Democrats and Republicans have already shown their cards

Trump wants a down payment on his border wall, and that appears to be as far as his game plan goes.

If the government does shut down, there’s no great negotiating strategy at play here. Trump has shown all his cards — and Republicans have too.

In the span of two weeks, Trump has held every position on this portion of government spending. He said he would be “proud” of shutting down the government over border wall funding, then signaled that he’d accept a short-term spending bill that funded the government at current levels — essentially kicking the border wall fight down the road. Now he has doubled down on blaming Democrats for bringing the government to the brink of a partial shutdown.

But a large swath of Republicans has shown they are more than comfortable passing a spending bill that doesn’t include funding for the wall. The Senate passed a short-term spending bill Wednesday that didn’t fund the wall, with bipartisan support. Trump said he wouldn’t sign it. So with pressure to heed to the president’s demands, the House passed a different funding bill Thursday, with only Republican support, that included $5.7 billion for the wall, that is stuck in the Senate.

In other words, there are enough votes in both the House and Senate among both Democrats and Republicans to pass a short-term spending bill without funding the border wall. But Congress is still stuck anyway.

“I want immigration reform, and border security has to be an integral part of that, not on its own,” Rep. Fred Upton (R-MI) said of his opposition to funding the border wall in the government spending package. That’s also the Democrats’ position.

And Trump has shown no incentive for Democrats to come to the negotiating table on this issue. They’ve offered Trump money for the border wall in the past; a lot more than $5 billion too, only to see Trump blow up negotiations for even more hardline demands, like cutting legal immigration levels.

“Imagine how frustrated I was months ago when a big bipartisan group of senators reach a deal, which we were convinced he would accept,” Coons said. That proposal gave $25 billion for the border wall in exchange for protections for young undocumented immigrants who came to the United States as children. “He turned that down. He didn’t just turn it down. He lobbied against it personally.”

Hours before the shutdown deadline, Trump met with Republican senators reportedly without an end game. He tried to convince senators to nuke a longstanding Senate rule that requires 60 votes to pass a spending bill, and pass border wall funding with just Republican support — a conservative pipe dream that doesn’t have enough support to actually happen.

No one was talking about what a policy debate with Democrats could look like and Trump isn’t interested in compromise. If the shutdown deadline passes, it doesn’t look like that’s going to change.

The politics of the border wall aren’t conducive to compromise

The border wall is popular with Trump’s base, which is a large part of why he’s adamant about fighting for it.

But it isn’t popular, overall — especially shutting down the government over the wall.

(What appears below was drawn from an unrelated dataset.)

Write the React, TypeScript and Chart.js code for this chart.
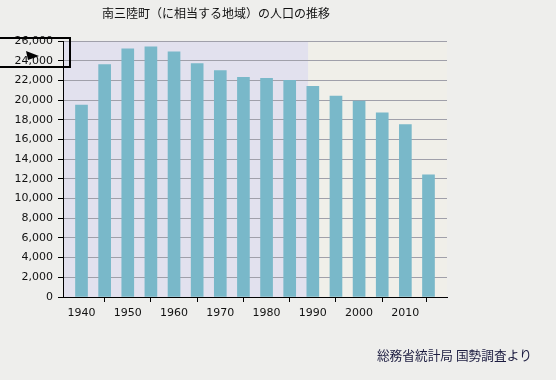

According to a poll from National Public Radio/Marist last week, only 36 percent of Americans said the border wall was worth shutting down the government. Roughly two-thirds of Republicans side with Trump on this issue, whereas overall, support for the border wall hasn’t topped 40 percent. Democrats are listening to their base too, and for them blocking the border wall is the most tangible show of resistance to Trump’s hardline immigration agenda.

Democrats will also hold the House majority in just a matter of days — meaning they feel their negotiating position will only get stronger the longer they wait.

This will be a game of chicken between Democrats and Trump. If Democrats can stick together in withholding votes for Trump’s border wall, the president will eventually be forced to cave — or risk telling Border Patrol or TSA officers that their paychecks will have to wait a little bit longer.